Yasuna and others go to the forest and meet Kuzunoha. She disappears after telling them that she saves her child. Little Seimei with superhuman prowess and Yasuna bring villains' crimes to light. Seimei is designated as onmyoji by the Imperial court.

Ashiya Doman(芦屋道満) was also a onmyoji and often appears in legends and ancient tales as the Seimei's most powerful rival. He is almost cast as a villain who is beaten in testing their skills of magic.
In this play, he is not a villain for a change and gives the child the name of Seimei.

In fact, Seimei was an apprentice of Kamo no Yasunori who was a onmyoji. Yasunori trained his son Mitsuyoshi(光栄) and Seimei to succeed.  According to an ancient tales, Mitsuyoshi(光栄) and Seimei disputed about which is the favored apprentice. It is said this tale changed into competition between Seimei and Doman.

People go to kabuki theaters to watch kabuki actors, so various performances were added to plays by actors themselves so as to make them look more attractive:
An actor as Kuzunoha makes a quick change and plays the parts of real and fake Kuzunoha in the same scene.
Real Kuzunoha and her parents run in panic on seeing fake Kuzunoha and she cries out.
Yasuna tries things out to unmask fake Kuzunoha.
With a child in her arm, fake Kuzunoha writes with her left hand or with a ink brush between her teeth.

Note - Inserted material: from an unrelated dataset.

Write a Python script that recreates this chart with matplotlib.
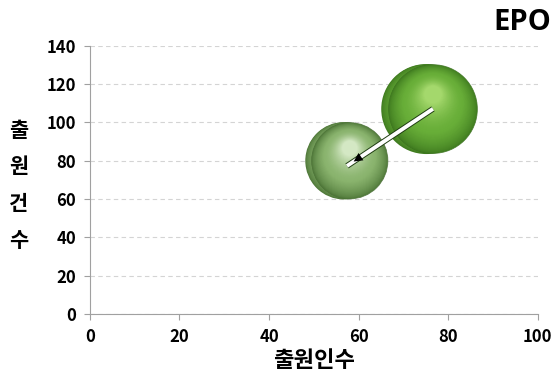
import matplotlib
matplotlib.use("Agg")
import matplotlib.pyplot as plt
import matplotlib.transforms as mtransforms
from matplotlib.markers import MarkerStyle
import numpy as np
from matplotlib.colors import to_rgb

plt.rcParams['font.family'] = ['Noto Sans CJK KR', 'DejaVu Sans']

# Data
applicants = [76.0, 57.5]        # 출원인수 (x)
applications = [107.0, 80.0]     # 출원건수 (y)
bubble_sizes = [4200, 3100]      # bubble area values
x_ticks = [0, 20, 40, 60, 80, 100]
y_ticks = [0, 20, 40, 60, 80, 100, 120, 140]
title = "EPO"
x_label = "출원인수"
y_label_chars = ["출", "원", "건", "수"]

# (rim, body, highlight)
palettes = [
    ("#407c20", "#68ae38", "#a4d86c"),
    ("#50793a", "#8ab46e", "#d4e8c4"),
]

fig = plt.figure(figsize=(5.55, 3.82), dpi=100)
ax = fig.add_axes([0.162, 0.178, 0.807, 0.702])
ax.set_xlim(0, 100)
ax.set_ylim(0, 140)
ax.set_xticks(x_ticks)
ax.set_yticks(y_ticks)
ax.yaxis.grid(True, linestyle=(0, (4, 3)), color="#d4d4d4", linewidth=0.8)
ax.set_axisbelow(True)
for s in ["top", "right"]:
    ax.spines[s].set_visible(False)
for s in ["left", "bottom"]:
    ax.spines[s].set_color("#a0a0a0")
ax.tick_params(axis="both", color="#a0a0a0", length=4, direction="out",
               labelsize=12, pad=6)
for lab in ax.get_xticklabels() + ax.get_yticklabels():
    lab.set_fontweight("bold")


def lerp(c1, c2, t):
    a = np.array(to_rgb(c1)); b = np.array(to_rgb(c2))
    return tuple(a + (b - a) * t)


def grad_color(pal, t):
    rim, body, hi = pal
    if t < 0.4:
        u = t / 0.4
        return lerp(rim, body, u ** 0.7)
    u = (t - 0.4) / 0.6
    return lerp(body, hi, u ** 1.6)


def sphere_layers(x, y, s, pal, z, dxs):
    r = np.sqrt(s) / 2.0
    n = 50
    for k in range(n):
        t = k / (n - 1)
        size = s * (1 - 0.8 * t) ** 2
        col = grad_color(pal, t)
        dy = r * 0.33 * t / 72
        dx = dxs / 72
        tr = ax.transData + mtransforms.ScaledTranslation(dx, dy, fig.dpi_scale_trans)
        ax.scatter([x], [y], s=size, color=col, edgecolors="none",
                   transform=tr, zorder=z + 0.001 * k)


def sphere(x, y, s, pal, z):
    r = np.sqrt(s) / 2.0
    # back sphere, shifted left (double-sphere look)
    sphere_layers(x, y, s, pal, z, -r * 0.09)
    tr = ax.transData + mtransforms.ScaledTranslation(r * 0.06 / 72, 0, fig.dpi_scale_trans)
    ax.scatter([x], [y], s=s * 0.97, color="none", edgecolors=lerp(pal[0], "#000000", 0.15),
               linewidths=0.6, alpha=0.8, transform=tr, zorder=z + 0.2)
    # front sphere
    sphere_layers(x, y, s * 0.97, pal, z + 0.3, r * 0.06)


for i in range(len(applicants)):
    sphere(applicants[i], applications[i], bubble_sizes[i], palettes[i], 3 + i * 2)

# movement arrow: hollow shaft + filled head
x0, y0 = applicants[0] + 0.6, applications[0] + 0.1
x1, y1 = applicants[1] - 0.1, applications[1] - 2.7
ax.plot([x0, x1], [y0, y1], color="#1f3d12", linewidth=4.2,
        solid_capstyle="butt", zorder=20)
ax.plot([x0, x1], [y0, y1], color="white", linewidth=2.8,
        solid_capstyle="butt", zorder=21)
p0 = ax.transData.transform((x0, y0)); p1 = ax.transData.transform((x1, y1))
ang = np.degrees(np.arctan2(p1[1] - p0[1], p1[0] - p0[0]))
hx = x1 + (x0 - x1) * 0.12
hy = y1 + (y0 - y1) * 0.12
ax.scatter([hx], [hy], s=40, color="black",
           marker=MarkerStyle("^", transform=mtransforms.Affine2D().rotate_deg(ang - 90)),
           zorder=22, edgecolors="none")

ax.set_xlabel(x_label, fontsize=16, fontweight="bold", labelpad=2)
for i, ch in enumerate(y_label_chars):
    fig.text(0.034, 1 - (130 + 36.7 * i) / 382, ch, fontsize=15, fontweight="bold",
             ha="center", va="center")
fig.text(0.993, 0.94, title, fontsize=21, fontweight="bold",
         ha="right", va="center", family=["Open Sans", "DejaVu Sans"])

fig.savefig("out.png", dpi=100)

Meanwhile, in buraku plays, the aural rendering by narrators(tayu) and shamisen players has an equal power with the visual rendering by puppeteers. Bunraku play is a fine collaboration between puppeteers, narrators and shamisen players.
Kabuki has a lot of fanfare, but bunraku describes the feelings of fake Kuzunoha with subdued movements.

wild ancestor of thoroughwort
Seven autumnal flowers according to the poems of Yamanoue no Okura(山上憶良, 660?-733?) in the Manyoshu (Collection of Ten Thousand Leaves) includes bush clover(萩,hagi), Japanese silver grass(薄,susuki), kudzu(葛), fringed pink(撫子,nadeshiko), Patrinia scabiosifolia or golden lace(女郎花,ominaeshi), thoroughwort(藤袴,fujibakama) and balloon flower(桔梗,kikyou). These flowers are blooming in August and September.

Blue beard(Caryopteris incana)

A fox hides behind a thicket of blue beard in a poem by Chinese poet Bai Juyi (白居易,772–846). So the flower came to be linked with the fox.


photo by「季節の花 300





The sight of undulating and shining susuki flowers in the sun is very beautiful. Now is the best time to view a carpet of susuki flowers in Hakone Sengokuhara(箱根仙石原).